Huffington Post: UK Telegraph v. The New Yorker
I’m over at the Huffington Post today, blogging about the recent spate of “20 under 40” lists which include The New Yorker, the UK Telegraph and Dzanc Books. You can read the full post here. For now, an excerpt:
Is it really true that the trend is changing for female American novelists? In an article titled ‘How Old Can A Young Writer Be?,'(NYT Books, June 9, 2010), Sam Tanenhaus hammers home the so-called “essential truth about fiction writers… they often compose their best and most lasting work when they are young.” The giants Tanenhaus mentions include Ishiguro, Flaubert, Thomas Mann, Tolstoy, Proust, Fitzgerals, Kafka, Melville, Faulkner, Mailer, Updike, Pynchon and, of course, Hemingway.
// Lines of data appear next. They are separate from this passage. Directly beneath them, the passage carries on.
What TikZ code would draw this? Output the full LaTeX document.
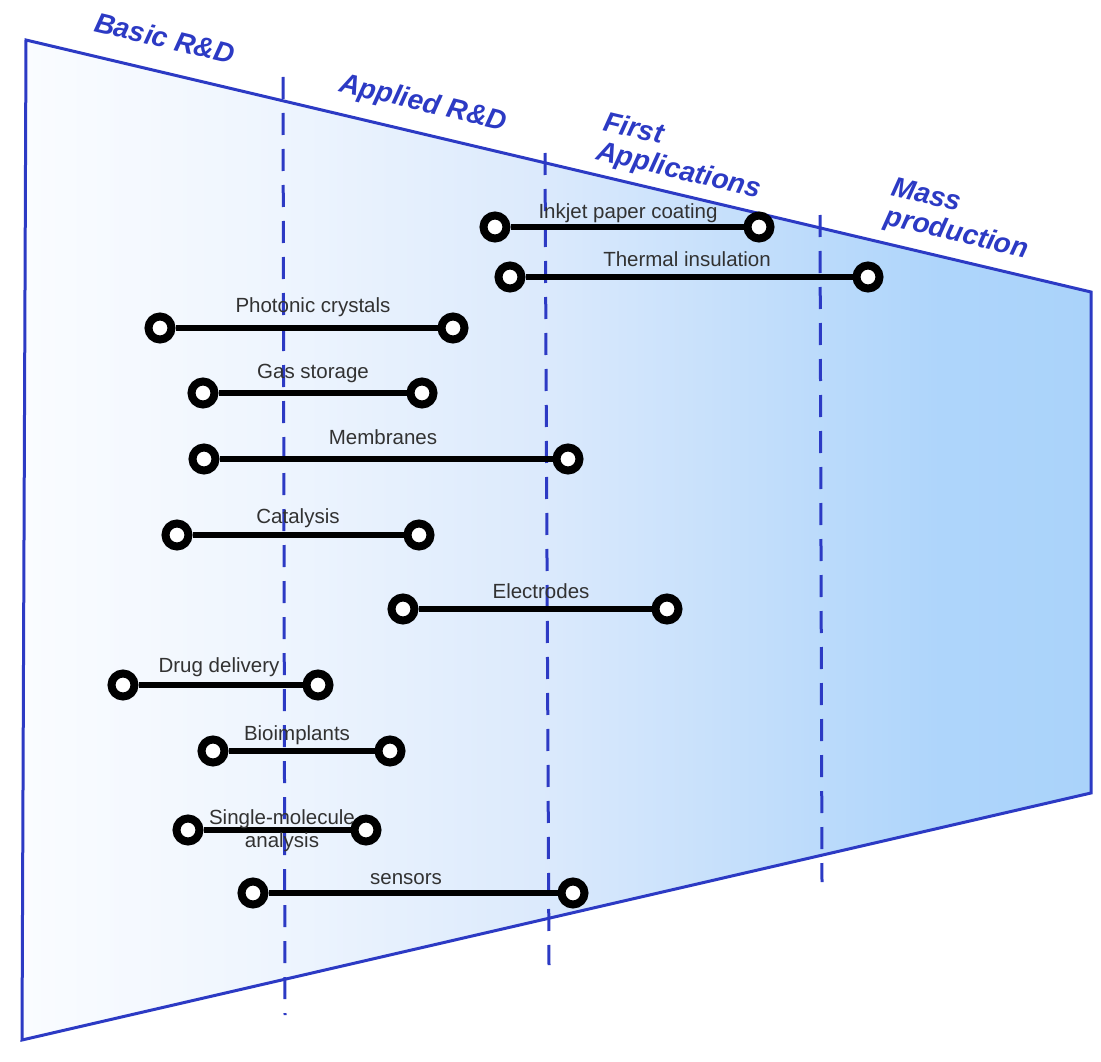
\documentclass[tikz,border=0pt]{standalone}
\usepackage{fontspec}
\setmainfont{Liberation Sans}
\definecolor{stageblue}{RGB}{44,58,196}
\definecolor{labelgray}{RGB}{50,50,50}
\definecolor{sf0}{RGB}{250,252,255}
\definecolor{sf1}{RGB}{238,245,254}
\definecolor{sf2}{RGB}{220,234,252}
\definecolor{sf3}{RGB}{188,219,251}
\definecolor{sf4}{RGB}{174,213,251}
\definecolor{sf5}{RGB}{170,211,250}
\pgfdeclarehorizontalshading{stagefill}{100bp}{color(0bp)=(sf0); color(25bp)=(sf0); color(37bp)=(sf1); color(49bp)=(sf2); color(62bp)=(sf3); color(68bp)=(sf4); color(75bp)=(sf5); color(100bp)=(sf5)}
\tikzset{
  ring/.style={circle, draw=black, fill=white, line width=8pt, minimum size=23pt, inner sep=0pt},
  bar/.style={draw=black, line width=6pt},
  applabel/.style={text=labelgray, font=\fontsize{20.5}{23}\selectfont, inner sep=0pt, align=center},
  stagelabel/.style={text=stageblue, font=\fontsize{28}{30}\selectfont\bfseries\itshape, inner sep=0pt, align=left, rotate=-13.3},
  divider/.style={draw=stageblue, line width=3pt, dash pattern=on 22pt off 14pt},
  frame/.style={draw=stageblue, line width=3pt, line join=miter}
}
\begin{document}
\begin{tikzpicture}[x=1pt, y=-1pt]
\useasboundingbox (0,0) rectangle (1101,1062);

% funnel of development stages
\coordinate (tl) at (26,40);
\coordinate (tr) at (1091,292);
\coordinate (br) at (1091,793);
\coordinate (bl) at (22,1040);
\shade[shading=stagefill] (tl) -- (tr) -- (br) -- (bl) -- cycle;

% stage dividers
\draw[divider] (283,77) -- (285,1015);
\draw[divider] (545,153) -- (549,965);
\draw[divider] (820,215) -- (822,882);

\draw[frame] (tl) -- (tr) -- (br) -- (bl) -- cycle;

% stage names
\node[stagelabel] (basic) at (165,38) {Basic R\&D};
\node[stagelabel] (applied) at (423,104) {Applied R\&D};
\node[stagelabel] (first) at (682,157) {First\\Applications};
\node[stagelabel] (mass) at (960,220) {Mass\\production};

% application ranges
\node[ring] (inkL) at (495,227) {};
\node[ring] (inkR) at (759,227) {};
\draw[bar] (inkL) -- (inkR);
\node[applabel] (inkT) at (628,213) {Inkjet paper coating};

\node[ring] (thL) at (510,277) {};
\node[ring] (thR) at (868,277) {};
\draw[bar] (thL) -- (thR);
\node[applabel] (thT) at (687,259) {Thermal insulation};

\node[ring] (phL) at (160,328) {};
\node[ring] (phR) at (453,328) {};
\draw[bar] (phL) -- (phR);
\node[applabel] (phT) at (313,307) {Photonic crystals};

\node[ring] (gsL) at (203,393) {};
\node[ring] (gsR) at (422,393) {};
\draw[bar] (gsL) -- (gsR);
\node[applabel] (gsT) at (313,373) {Gas storage};

\node[ring] (mbL) at (204,459) {};
\node[ring] (mbR) at (568,459) {};
\draw[bar] (mbL) -- (mbR);
\node[applabel] (mbT) at (383,437) {Membranes};

\node[ring] (caL) at (177,535) {};
\node[ring] (caR) at (419,535) {};
\draw[bar] (caL) -- (caR);
\node[applabel] (caT) at (298,518) {Catalysis};

\node[ring] (elL) at (403,609) {};
\node[ring] (elR) at (667,609) {};
\draw[bar] (elL) -- (elR);
\node[applabel] (elT) at (541,591) {Electrodes};

\node[ring] (ddL) at (123,685) {};
\node[ring] (ddR) at (318,685) {};
\draw[bar] (ddL) -- (ddR);
\node[applabel] (ddT) at (219,667) {Drug delivery};

\node[ring] (biL) at (213,751) {};
\node[ring] (biR) at (390,751) {};
\draw[bar] (biL) -- (biR);
\node[applabel] (biT) at (297,735) {Bioimplants};

\node[ring] (smL) at (188,830) {};
\node[ring] (smR) at (366,830) {};
\draw[bar] (smL) -- (smR);
\node[applabel] (smT) at (282,831) {Single-molecule\\analysis};

\node[ring] (snL) at (253,893) {};
\node[ring] (snR) at (573,893) {};
\draw[bar] (snL) -- (snR);
\node[applabel] (snT) at (406,879) {sensors};
\end{tikzpicture}
\end{document}
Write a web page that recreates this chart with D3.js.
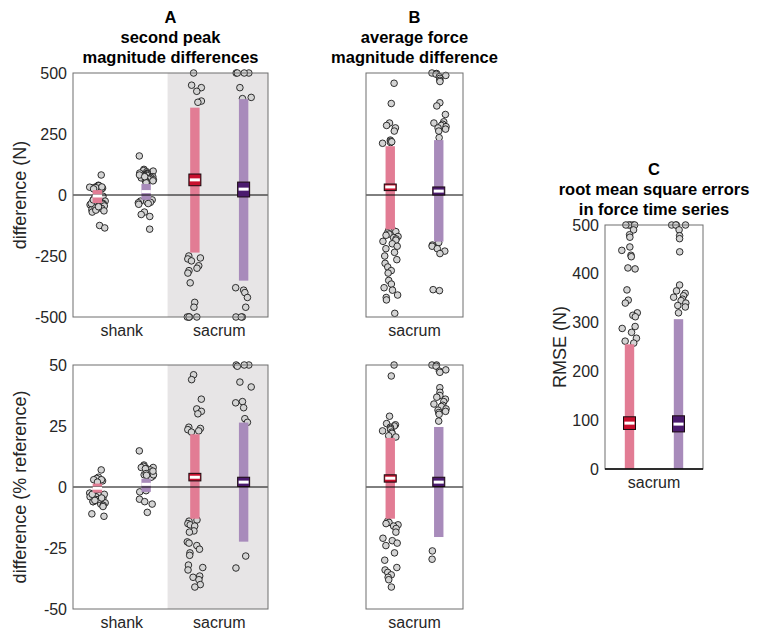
<!DOCTYPE html>
<html>
<head>
<meta charset="utf-8">
<script src="https://cdn.jsdelivr.net/npm/d3@7"></script>
<style>
  body { margin: 0; background: #fff; }
  text { font-family: "Liberation Sans", Arial, sans-serif; }
</style>
</head>
<body>
<script>
// ---------- data ----------
var ticksN = [-500, -250, 0, 250, 500];
var ticksPct = [-50, -25, 0, 25, 50];
var ticksRmse = [0, 100, 200, 300, 400, 500];

// A top: second peak magnitude differences (N)
var aN_shankPink = [82, 40, 35, 30, 28, 25, 22, 35, 18, 32, 38, 27, 30, -5, -10, -15, -20, -25, -30, -35, -38, -40,
  -42, -45, -50, -55, -60, -65, -70, -30, -45, -52, -62, -48, -35, -125, -135, -20, 25, 33];
var aN_shankPurple = [160, 105, 100, 98, 95, 90, 88, 85, 80, 78, 75, 72, 70, 68, 65, 62, 60, 58, 55, 52, 50, 90, 82, 75,
  -20, -22, -25, -28, -30, -32, -35, -38, -70, -80, -88, -140];
var aN_sacrumPink = [500, 450, 440, 425, 385, 380, -250, -258, -262, -270, -290, -300, -310, -320, -360, -440, -460,
  -500, -500, -500, -500];
var aN_sacrumPurple = [500, 500, 500, 500, 440, 400, 395, -380, -390, -400, -420, -460, -500, -500, -500];
// [bar low, bar high, median, box low, box high]
var aN_summary = [[-33, 20, -4], [-20, 45, 14], [-236, 358, 62, 38, 86], [-351, 393, 24, -8, 53]];

// A bottom: second peak magnitude differences (% reference)
var aP_shankPink = [7, 4, 3.5, 3, 2.5, 3, 2, -1, -2, -2.5, -3, -3.5, -4, -4.5, -5, -5.5, -6, -6.5, -7, -7.5, -8, -4, -5,
  -3, -6, -4.5, -11, -12, -3, -5.5];
var aP_shankPurple = [14.8, 9, 8.5, 8, 7.5, 7, 6.5, 6, 5.5, 5, 4.5, 4, 8, 7, 6, 5, 7.5, 6.5, 5.5, 4.8, -1.5, -2, -5, -6,
  -7, -10.4];
var aP_sacrumPink = [46, 44, 36, 32, 31, 30, 24.5, 24, 23.5, 22.5, 23, -13.5, -14, -15, -15.5, -16, -18, -18.5, -22.5,
  -23, -24, -25.5, -27, -28, -32, -33, -34, -36.5, -37, -38, -40, -41];
var aP_sacrumPurple = [50, 50, 50, 49.5, 43, 41, 35, 34.5, 32.5, 28, 26.5, -28.3, -33.2];
var aP_summary = [[-2.3, 1.4, -0.5], [-2, 3.4, 1.1], [-13, 21.6, 4, 2.5, 5.6], [-22.4, 26.4, 2, 0.2, 4]];

// B top: average force magnitude difference (N)
var bN_pink = [458, 375, 295, 285, 275, 262, 225, 220, 215, 212, 218, -140, -145, -150, -155, -160, -165, -170, -175,
  -180, -185, -190, -200, -210, -220, -235, -250, -265, -280, -295, -310, -320, -350, -365, -380, -390, -410, -420, -430, -485];
var bN_purple = [500, 498, 495, 490, 485, 478, 470, 465, 378, 365, 330, 300, 295, 290, 285, 280, 275, 270, 262, 235,
  -195, -205, -210, -220, -230, -240, -388, -392];
var bN_summary = [[-141, 200, 33, 18, 45], [-191, 225, 16, 0, 33]];

// B bottom: average force magnitude difference (% reference)
var bP_pink = [50, 45.5, 29, 26, 25.5, 25, 24.5, 24, 23.5, 23, 22.5, 22, 21, 20.5, -14, -14.5, -15, -15.5, -16, -17,
  -18.5, -21, -22, -23, -24, -27, -30, -33, -34, -35, -36, -37, -38, -41];
var bP_purple = [50, 50, 49.5, 48, 47.5, 47, 40.7, 38.8, 37.5, 36.8, 36, 35, 34, 33.5, 33, 32, 31.5, 31, 30.5, 29.8, 27,
  -26.2, -29.6];
var bP_summary = [[-13, 20.1, 3.6, 2, 5], [-20.5, 24.6, 2, 0.2, 4]];

// C: RMSE (N)
var c_pink = [500, 500, 500, 500, 500, 490, 480, 475, 455, 448, 438, 435, 412, 410, 367, 346, 340, 320, 315, 312, 292,
  288, 280, 268, 262, 258];
var c_purple = [500, 500, 500, 500, 490, 478, 472, 445, 377, 365, 360, 355, 352, 348, 345, 340, 335, 332, 320];
var c_summary = [[0, 255.5, 94, 81, 107], [0, 307, 92, 76, 109]];

// ---------- drawing ----------
var pinkBar = "#e27c94", pinkBox = "#c8102e";
var purpleBar = "#a88bbb", purpleBox = "#4b1b6e";

var svg = d3.select("body").append("svg").attr("width", 758).attr("height", 641);

// deterministic horizontal scatter, +-8 px
function jit(i, k) {
  var s = Math.sin((i + 1) * 12.9898 + (k + 1) * 78.233) * 43758.5453;
  return ((s - Math.floor(s)) - 0.5) * 16;
}

function panel(cfg) {
  var n = cfg.pts.length;
  var x = d3.scaleLinear().domain([0.5, n + 0.5]).range([cfg.left, cfg.right]);
  var y = d3.scaleLinear().domain(cfg.yDomain).range([cfg.bottom, cfg.top]);
  var g = svg.append("g");

  if (cfg.shade) {
    g.append("rect")
      .attr("x", x(cfg.shade)).attr("y", cfg.top)
      .attr("width", cfg.right - x(cfg.shade)).attr("height", cfg.bottom - cfg.top)
      .attr("fill", "#e7e5e6");
  }

  cfg.pts.forEach(function (pts, k) {
    var cx = x(k + 1);
    g.selectAll(null).data(pts).enter().append("circle")
      .attr("cx", function (d, i) { return cx + jit(i, k); })
      .attr("cy", function (d) { return y(d); })
      .attr("r", 3.3)
      .attr("fill", "#d4d4d4")
      .attr("stroke", "#1a1a1a")
      .attr("stroke-width", 0.9);
  });

  cfg.summ.forEach(function (s, k) {
    var cx = x(k + 1);
    var pink = k % 2 == 0;
    g.append("rect")
      .attr("x", cx - 4.7).attr("width", 9.4)
      .attr("y", y(s[1])).attr("height", y(s[0]) - y(s[1]))
      .attr("fill", pink ? pinkBar : purpleBar);
  });

  if (cfg.zero !== false) {
    g.append("line")
      .attr("x1", cfg.left).attr("x2", cfg.right)
      .attr("y1", y(0)).attr("y2", y(0))
      .attr("stroke", "#000").attr("stroke-width", 1);
  }

  cfg.summ.forEach(function (s, k) {
    var cx = x(k + 1);
    var pink = k % 2 == 0;
    if (s.length > 3) {
      g.append("rect")
        .attr("x", cx - 6).attr("width", 12)
        .attr("y", y(s[4])).attr("height", y(s[3]) - y(s[4]))
        .attr("fill", pink ? pinkBox : purpleBox)
        .attr("stroke", "#1a0a0f").attr("stroke-width", 1);
      g.append("rect")
        .attr("x", cx - 5).attr("width", 10)
        .attr("y", y(s[2]) - 1.5).attr("height", 3)
        .attr("fill", "#fff");
    } else {
      g.append("rect")
        .attr("x", cx - 4.7).attr("width", 9.4)
        .attr("y", y(s[2]) - 1.5).attr("height", 3)
        .attr("fill", "#fff");
    }
  });

  // frame
  g.append("rect")
    .attr("x", cfg.left).attr("y", cfg.top)
    .attr("width", cfg.right - cfg.left).attr("height", cfg.bottom - cfg.top)
    .attr("fill", "none").attr("stroke", "#6e6e6e").attr("stroke-width", 1);

  if (cfg.bottomBlack) {
    g.append("line")
      .attr("x1", cfg.left).attr("x2", cfg.right)
      .attr("y1", cfg.bottom).attr("y2", cfg.bottom)
      .attr("stroke", "#000").attr("stroke-width", 1.3);
  }

  if (cfg.ticks) {
    var ax = g.append("g")
      .attr("transform", "translate(" + cfg.left + ",0)")
      .call(d3.axisLeft(y).tickValues(cfg.ticks).tickFormat(function (d) { return String(d); })
        .tickSize(0).tickPadding(6));
    ax.select(".domain").remove();
    ax.selectAll("text")
      .style("font-size", "16px")
      .style("font-family", "'Liberation Sans', Arial, sans-serif")
      .attr("fill", "#262626");
  }

  if (cfg.ylabel) {
    g.append("text")
      .attr("transform", "translate(" + cfg.ylabelX + "," + ((cfg.top + cfg.bottom) / 2) + ") rotate(-90)")
      .attr("text-anchor", "middle")
      .attr("font-size", 18)
      .attr("fill", "#262626")
      .text(cfg.ylabel);
  }

  cfg.xlabels.forEach(function (l) {
    g.append("text")
      .attr("x", x(l.pos)).attr("y", cfg.bottom + 19)
      .attr("text-anchor", "middle")
      .attr("font-size", 16)
      .attr("fill", "#262626")
      .text(l.text);
  });

  if (cfg.title) {
    cfg.title.forEach(function (t, i) {
      g.append("text")
        .attr("x", (cfg.left + cfg.right) / 2)
        .attr("y", cfg.top - 50 + i * 20)
        .attr("text-anchor", "middle")
        .attr("font-size", 16.5)
        .attr("font-weight", "bold")
        .attr("fill", "#000")
        .text(t);
    });
  }
}

var xlabA = [{ text: "shank", pos: 1.5 }, { text: "sacrum", pos: 3.5 }];
var xlabB = [{ text: "sacrum", pos: 1.5 }];

panel({
  left: 73, right: 268, top: 73, bottom: 317, yDomain: [-500, 500], ticks: ticksN,
  shade: 2.44, pts: [aN_shankPink, aN_shankPurple, aN_sacrumPink, aN_sacrumPurple], summ: aN_summary,
  ylabel: "difference (N)", ylabelX: 26, xlabels: xlabA,
  title: ["A", "second peak", "magnitude differences"]
});
panel({
  left: 73, right: 268, top: 365, bottom: 609, yDomain: [-50, 50], ticks: ticksPct,
  shade: 2.44, pts: [aP_shankPink, aP_shankPurple, aP_sacrumPink, aP_sacrumPurple], summ: aP_summary,
  ylabel: "difference (% reference)", ylabelX: 26, xlabels: xlabA
});
panel({
  left: 366, right: 463, top: 73, bottom: 317, yDomain: [-500, 500],
  pts: [bN_pink, bN_purple], summ: bN_summary, xlabels: xlabB,
  title: ["B", "average force", "magnitude difference"]
});
panel({
  left: 366, right: 463, top: 365, bottom: 609, yDomain: [-50, 50],
  pts: [bP_pink, bP_purple], summ: bP_summary, xlabels: xlabB
});
panel({
  left: 605, right: 703, top: 225, bottom: 469, yDomain: [0, 500], ticks: ticksRmse,
  pts: [c_pink, c_purple], summ: c_summary, zero: false, bottomBlack: true,
  ylabel: "RMSE (N)", ylabelX: 566, xlabels: xlabB,
  title: ["C", "root mean square errors", "in force time series"]
});
</script>
</body>
</html>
There is one woman in this list: Joyce Carol Oates. Those writers who matured into even greater novelists, according to Tanenhaus, include Joseph Conrad, Henry James, Don DeLillo and Virginia Wolf. I wonder if it occurred to Tanenhaus that the entire notion of producing not simply works of fiction — for, in truth, it is simpler — but entire cohesive family units and, hopefully, spiritually and physically nourished children within amply supported communities and schools, all of which has fallen predominantly upon the shoulders of women rather than men, might get in the way of women writers? His list alone ought to have given him a clue as to why most women produce their best work in later years. It has been said that raising children is like being pecked to death by chickens. I wonder how many of these male writers could truly produce great works of literature while undergoing death by chickens. I’m just saying.